Material:
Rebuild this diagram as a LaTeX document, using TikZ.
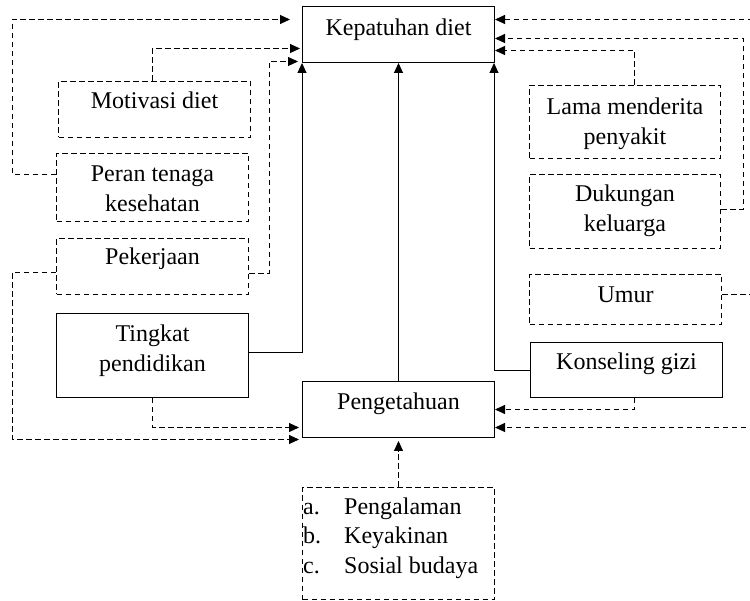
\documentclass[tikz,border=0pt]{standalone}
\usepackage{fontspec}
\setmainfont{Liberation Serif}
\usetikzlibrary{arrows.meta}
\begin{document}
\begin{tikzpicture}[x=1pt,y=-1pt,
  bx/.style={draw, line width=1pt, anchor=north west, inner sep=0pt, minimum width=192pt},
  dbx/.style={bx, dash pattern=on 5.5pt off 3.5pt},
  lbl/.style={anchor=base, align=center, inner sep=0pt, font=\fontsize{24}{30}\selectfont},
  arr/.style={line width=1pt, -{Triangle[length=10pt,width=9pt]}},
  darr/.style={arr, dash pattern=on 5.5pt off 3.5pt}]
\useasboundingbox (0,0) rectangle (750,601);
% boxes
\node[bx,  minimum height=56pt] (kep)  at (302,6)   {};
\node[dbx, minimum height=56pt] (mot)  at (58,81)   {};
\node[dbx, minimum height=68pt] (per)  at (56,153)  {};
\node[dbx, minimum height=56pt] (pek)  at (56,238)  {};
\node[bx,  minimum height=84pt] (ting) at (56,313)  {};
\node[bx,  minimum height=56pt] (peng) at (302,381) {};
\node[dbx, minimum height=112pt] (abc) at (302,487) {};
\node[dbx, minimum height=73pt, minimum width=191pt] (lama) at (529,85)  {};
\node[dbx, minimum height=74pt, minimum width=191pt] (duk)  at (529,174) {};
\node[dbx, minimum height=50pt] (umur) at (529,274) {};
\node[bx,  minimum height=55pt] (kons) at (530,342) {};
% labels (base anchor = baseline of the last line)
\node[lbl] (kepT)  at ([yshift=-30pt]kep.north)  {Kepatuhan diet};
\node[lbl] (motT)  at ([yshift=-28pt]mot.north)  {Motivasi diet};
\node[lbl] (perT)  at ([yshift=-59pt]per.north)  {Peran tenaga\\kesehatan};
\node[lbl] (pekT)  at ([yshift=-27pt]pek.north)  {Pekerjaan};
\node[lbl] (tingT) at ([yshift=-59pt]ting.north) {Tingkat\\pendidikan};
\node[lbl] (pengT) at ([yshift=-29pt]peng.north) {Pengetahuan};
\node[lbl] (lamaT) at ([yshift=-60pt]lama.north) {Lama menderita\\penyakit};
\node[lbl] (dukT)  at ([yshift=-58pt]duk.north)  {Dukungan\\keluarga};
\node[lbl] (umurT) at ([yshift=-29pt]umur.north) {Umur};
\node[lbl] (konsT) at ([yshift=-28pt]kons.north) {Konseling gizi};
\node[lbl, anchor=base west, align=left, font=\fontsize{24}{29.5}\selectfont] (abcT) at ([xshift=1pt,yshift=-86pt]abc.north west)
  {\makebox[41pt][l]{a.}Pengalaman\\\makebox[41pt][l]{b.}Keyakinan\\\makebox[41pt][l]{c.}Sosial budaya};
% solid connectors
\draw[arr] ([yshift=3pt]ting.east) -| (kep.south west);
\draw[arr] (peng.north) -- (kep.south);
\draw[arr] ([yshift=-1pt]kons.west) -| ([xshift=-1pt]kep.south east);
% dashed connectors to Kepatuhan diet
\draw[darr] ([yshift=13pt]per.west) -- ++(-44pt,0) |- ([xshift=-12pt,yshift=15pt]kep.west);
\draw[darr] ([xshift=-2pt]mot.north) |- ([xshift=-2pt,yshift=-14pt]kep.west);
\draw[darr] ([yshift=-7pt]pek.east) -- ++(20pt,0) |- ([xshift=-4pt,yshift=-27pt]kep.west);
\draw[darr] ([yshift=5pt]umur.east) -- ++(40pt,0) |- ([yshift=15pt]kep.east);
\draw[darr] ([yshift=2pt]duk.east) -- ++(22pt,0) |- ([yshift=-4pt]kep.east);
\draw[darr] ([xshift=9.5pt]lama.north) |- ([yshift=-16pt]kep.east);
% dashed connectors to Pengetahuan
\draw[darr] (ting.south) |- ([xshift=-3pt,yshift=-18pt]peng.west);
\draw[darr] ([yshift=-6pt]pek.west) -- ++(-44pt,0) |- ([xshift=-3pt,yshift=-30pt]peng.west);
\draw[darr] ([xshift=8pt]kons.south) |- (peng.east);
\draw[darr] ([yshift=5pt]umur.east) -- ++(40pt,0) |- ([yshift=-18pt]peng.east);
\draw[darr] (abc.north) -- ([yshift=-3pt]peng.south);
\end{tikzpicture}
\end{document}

Task details:
Print out the lines exactly, skipping any picture.

Answer to this task:
Rebuild this diagram as a LaTeX document, using TikZ.
\documentclass[tikz,border=0pt]{standalone}
\usepackage{fontspec}
\setmainfont{Liberation Serif}
\usetikzlibrary{arrows.meta}
\begin{document}
\begin{tikzpicture}[x=1pt,y=-1pt,
  bx/.style={draw, line width=1pt, anchor=north west, inner sep=0pt, minimum width=192pt},
  dbx/.style={bx, dash pattern=on 5.5pt off 3.5pt},
  lbl/.style={anchor=base, align=center, inner sep=0pt, font=\fontsize{24}{30}\selectfont},
  arr/.style={line width=1pt, -{Triangle[length=10pt,width=9pt]}},
  darr/.style={arr, dash pattern=on 5.5pt off 3.5pt}]
\useasboundingbox (0,0) rectangle (750,601);
% boxes
\node[bx,  minimum height=56pt] (kep)  at (302,6)   {};
\node[dbx, minimum height=56pt] (mot)  at (58,81)   {};
\node[dbx, minimum height=68pt] (per)  at (56,153)  {};
\node[dbx, minimum height=56pt] (pek)  at (56,238)  {};
\node[bx,  minimum height=84pt] (ting) at (56,313)  {};
\node[bx,  minimum height=56pt] (peng) at (302,381) {};
\node[dbx, minimum height=112pt] (abc) at (302,487) {};
\node[dbx, minimum height=73pt, minimum width=191pt] (lama) at (529,85)  {};
\node[dbx, minimum height=74pt, minimum width=191pt] (duk)  at (529,174) {};
\node[dbx, minimum height=50pt] (umur) at (529,274) {};
\node[bx,  minimum height=55pt] (kons) at (530,342) {};
% labels (base anchor = baseline of the last line)
\node[lbl] (kepT)  at ([yshift=-30pt]kep.north)  {Kepatuhan diet};
\node[lbl] (motT)  at ([yshift=-28pt]mot.north)  {Motivasi diet};
\node[lbl] (perT)  at ([yshift=-59pt]per.north)  {Peran tenaga\\kesehatan};
\node[lbl] (pekT)  at ([yshift=-27pt]pek.north)  {Pekerjaan};
\node[lbl] (tingT) at ([yshift=-59pt]ting.north) {Tingkat\\pendidikan};
\node[lbl] (pengT) at ([yshift=-29pt]peng.north) {Pengetahuan};
\node[lbl] (lamaT) at ([yshift=-60pt]lama.north) {Lama menderita\\penyakit};
\node[lbl] (dukT)  at ([yshift=-58pt]duk.north)  {Dukungan\\keluarga};
\node[lbl] (umurT) at ([yshift=-29pt]umur.north) {Umur};
\node[lbl] (konsT) at ([yshift=-28pt]kons.north) {Konseling gizi};
\node[lbl, anchor=base west, align=left, font=\fontsize{24}{29.5}\selectfont] (abcT) at ([xshift=1pt,yshift=-86pt]abc.north west)
  {\makebox[41pt][l]{a.}Pengalaman\\\makebox[41pt][l]{b.}Keyakinan\\\makebox[41pt][l]{c.}Sosial budaya};
% solid connectors
\draw[arr] ([yshift=3pt]ting.east) -| (kep.south west);
\draw[arr] (peng.north) -- (kep.south);
\draw[arr] ([yshift=-1pt]kons.west) -| ([xshift=-1pt]kep.south east);
% dashed connectors to Kepatuhan diet
\draw[darr] ([yshift=13pt]per.west) -- ++(-44pt,0) |- ([xshift=-12pt,yshift=15pt]kep.west);
\draw[darr] ([xshift=-2pt]mot.north) |- ([xshift=-2pt,yshift=-14pt]kep.west);
\draw[darr] ([yshift=-7pt]pek.east) -- ++(20pt,0) |- ([xshift=-4pt,yshift=-27pt]kep.west);
\draw[darr] ([yshift=5pt]umur.east) -- ++(40pt,0) |- ([yshift=15pt]kep.east);
\draw[darr] ([yshift=2pt]duk.east) -- ++(22pt,0) |- ([yshift=-4pt]kep.east);
\draw[darr] ([xshift=9.5pt]lama.north) |- ([yshift=-16pt]kep.east);
% dashed connectors to Pengetahuan
\draw[darr] (ting.south) |- ([xshift=-3pt,yshift=-18pt]peng.west);
\draw[darr] ([yshift=-6pt]pek.west) -- ++(-44pt,0) |- ([xshift=-3pt,yshift=-30pt]peng.west);
\draw[darr] ([xshift=8pt]kons.south) |- (peng.east);
\draw[darr] ([yshift=5pt]umur.east) -- ++(40pt,0) |- ([yshift=-18pt]peng.east);
\draw[darr] (abc.north) -- ([yshift=-3pt]peng.south);
\end{tikzpicture}
\end{document}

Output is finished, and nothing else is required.